EXERCISE GOAL: Please retype the data in full and exactly; the pictures are not part of the copy.

DATASET CONTENT:
>>

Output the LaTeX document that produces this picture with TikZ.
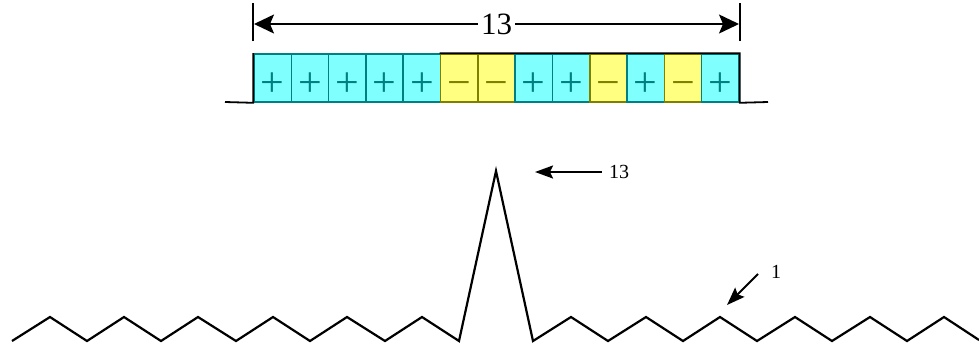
\documentclass[tikz,border=0pt]{standalone}
\usepackage{fontspec}
\setmainfont{Liberation Serif}
\usetikzlibrary{arrows.meta, positioning}

\definecolor{cellcyan}{HTML}{80FFFF}
\definecolor{cellyellow}{HTML}{FFFF80}
\definecolor{edgeteal}{HTML}{008080}
\definecolor{edgeolive}{HTML}{808000}

\begin{document}
\begin{tikzpicture}[
  x=1pt, y=-1pt,
  pcell/.style={draw=edgeteal, line width=1.6pt, fill=cellcyan, text=edgeteal,
    minimum width=37.3pt, minimum height=48pt, inner sep=0pt,
    font=\fontsize{42}{42}\selectfont, text height=37pt, text depth=0pt},
  mcell/.style={pcell, draw=edgeolive, fill=cellyellow, text=edgeolive},
  pulse/.style={line width=1.8pt},
  trace/.style={line width=2.2pt, line join=miter},
  dim/.style={line width=1.6pt, {Stealth[length=20pt,width=19pt,inset=4pt]}-{Stealth[length=20pt,width=19pt,inset=4pt]}},
  ptr/.style={line width=2pt, -{Stealth[length=18pt,width=13pt,inset=3pt]}},
  lbl/.style={font=\fontsize{20}{20}\selectfont, inner sep=1pt}
]
  \useasboundingbox (0,0) rectangle (979,349);
  \def\cw{37.3}
  \def\cy{78}

  % Code word: + + + + + - - + + - + - +
  \node[pcell] (c1)  at (254+0.5*\cw,\cy)  {+};
  \node[pcell] (c2)  at (254+1.5*\cw,\cy)  {+};
  \node[pcell] (c3)  at (254+2.5*\cw,\cy)  {+};
  \node[pcell] (c4)  at (254+3.5*\cw,\cy)  {+};
  \node[pcell] (c5)  at (254+4.5*\cw,\cy)  {+};
  \node[mcell] (c6)  at (254+5.5*\cw,\cy)  {−};
  \node[mcell] (c7)  at (254+6.5*\cw,\cy)  {−};
  \node[pcell] (c8)  at (254+7.5*\cw,\cy)  {+};
  \node[pcell] (c9)  at (254+8.5*\cw,\cy)  {+};
  \node[mcell] (c10) at (254+9.5*\cw,\cy)  {−};
  \node[pcell] (c11) at (254+10.5*\cw,\cy) {+};
  \node[mcell] (c12) at (254+11.5*\cw,\cy) {−};
  \node[pcell] (c13) at (254+12.5*\cw,\cy) {+};

  % Pulse outline
  \draw[pulse] (225,102) -- (c1.south west) -- (c1.north west);
  \draw[pulse] (c6.north west) -- (c13.north east) -- (c13.south east) -- (768,102);

  % Length marker
  \draw[line width=1.8pt] (c1.north west) ++(0,-12) coordinate (tl) -- ++(0,-38);
  \draw[line width=1.8pt] (c13.north east) ++(0,-12) coordinate (tr) -- ++(0,-38);
  \coordinate (dl) at (254,24);
  \coordinate (dr) at (739,24);
  \draw[dim] (dl) -- (dr)
    node[midway, fill=white, inner sep=3pt, font=\fontsize{31}{31}\selectfont] (len) {13};

  % Correlation output
  \draw[trace] (12,341) -- (50,317) -- (87,341) -- (124,317) -- (161,341)
    -- (198,317) -- (236,341) -- (273,317) -- (310,341) -- (347,317)
    -- (385,341) -- (422,317) -- (459,341) -- (496,171) coordinate (peak)
    -- (533,341) -- (571,317) -- (608,341) -- (646,317) -- (683,341)
    -- (720,317) coordinate (side) -- (757,341) -- (795,317) -- (832,341)
    -- (870,317) -- (907,341) -- (944,317) -- (979,340);

  % Peak and sidelobe labels
  \node[lbl] (pk) at (619,172) {13};
  \coordinate (pktip) at (535,172);
  \draw[ptr] ([xshift=-6pt]pk.west) -- (pktip);
  \node[lbl] (one) at (776,272) {1};
  \coordinate (onetail) at (758,274);
  \coordinate (onetip) at (727,305);
  \draw[ptr] (onetail) -- (onetip);
\end{tikzpicture}
\end{document}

<<

RESULT:
Output the LaTeX document that produces this picture with TikZ.
\documentclass[tikz,border=0pt]{standalone}
\usepackage{fontspec}
\setmainfont{Liberation Serif}
\usetikzlibrary{arrows.meta, positioning}

\definecolor{cellcyan}{HTML}{80FFFF}
\definecolor{cellyellow}{HTML}{FFFF80}
\definecolor{edgeteal}{HTML}{008080}
\definecolor{edgeolive}{HTML}{808000}

\begin{document}
\begin{tikzpicture}[
  x=1pt, y=-1pt,
  pcell/.style={draw=edgeteal, line width=1.6pt, fill=cellcyan, text=edgeteal,
    minimum width=37.3pt, minimum height=48pt, inner sep=0pt,
    font=\fontsize{42}{42}\selectfont, text height=37pt, text depth=0pt},
  mcell/.style={pcell, draw=edgeolive, fill=cellyellow, text=edgeolive},
  pulse/.style={line width=1.8pt},
  trace/.style={line width=2.2pt, line join=miter},
  dim/.style={line width=1.6pt, {Stealth[length=20pt,width=19pt,inset=4pt]}-{Stealth[length=20pt,width=19pt,inset=4pt]}},
  ptr/.style={line width=2pt, -{Stealth[length=18pt,width=13pt,inset=3pt]}},
  lbl/.style={font=\fontsize{20}{20}\selectfont, inner sep=1pt}
]
  \useasboundingbox (0,0) rectangle (979,349);
  \def\cw{37.3}
  \def\cy{78}

  % Code word: + + + + + - - + + - + - +
  \node[pcell] (c1)  at (254+0.5*\cw,\cy)  {+};
  \node[pcell] (c2)  at (254+1.5*\cw,\cy)  {+};
  \node[pcell] (c3)  at (254+2.5*\cw,\cy)  {+};
  \node[pcell] (c4)  at (254+3.5*\cw,\cy)  {+};
  \node[pcell] (c5)  at (254+4.5*\cw,\cy)  {+};
  \node[mcell] (c6)  at (254+5.5*\cw,\cy)  {−};
  \node[mcell] (c7)  at (254+6.5*\cw,\cy)  {−};
  \node[pcell] (c8)  at (254+7.5*\cw,\cy)  {+};
  \node[pcell] (c9)  at (254+8.5*\cw,\cy)  {+};
  \node[mcell] (c10) at (254+9.5*\cw,\cy)  {−};
  \node[pcell] (c11) at (254+10.5*\cw,\cy) {+};
  \node[mcell] (c12) at (254+11.5*\cw,\cy) {−};
  \node[pcell] (c13) at (254+12.5*\cw,\cy) {+};

  % Pulse outline
  \draw[pulse] (225,102) -- (c1.south west) -- (c1.north west);
  \draw[pulse] (c6.north west) -- (c13.north east) -- (c13.south east) -- (768,102);

  % Length marker
  \draw[line width=1.8pt] (c1.north west) ++(0,-12) coordinate (tl) -- ++(0,-38);
  \draw[line width=1.8pt] (c13.north east) ++(0,-12) coordinate (tr) -- ++(0,-38);
  \coordinate (dl) at (254,24);
  \coordinate (dr) at (739,24);
  \draw[dim] (dl) -- (dr)
    node[midway, fill=white, inner sep=3pt, font=\fontsize{31}{31}\selectfont] (len) {13};

  % Correlation output
  \draw[trace] (12,341) -- (50,317) -- (87,341) -- (124,317) -- (161,341)
    -- (198,317) -- (236,341) -- (273,317) -- (310,341) -- (347,317)
    -- (385,341) -- (422,317) -- (459,341) -- (496,171) coordinate (peak)
    -- (533,341) -- (571,317) -- (608,341) -- (646,317) -- (683,341)
    -- (720,317) coordinate (side) -- (757,341) -- (795,317) -- (832,341)
    -- (870,317) -- (907,341) -- (944,317) -- (979,340);

  % Peak and sidelobe labels
  \node[lbl] (pk) at (619,172) {13};
  \coordinate (pktip) at (535,172);
  \draw[ptr] ([xshift=-6pt]pk.west) -- (pktip);
  \node[lbl] (one) at (776,272) {1};
  \coordinate (onetail) at (758,274);
  \coordinate (onetip) at (727,305);
  \draw[ptr] (onetail) -- (onetip);
\end{tikzpicture}
\end{document}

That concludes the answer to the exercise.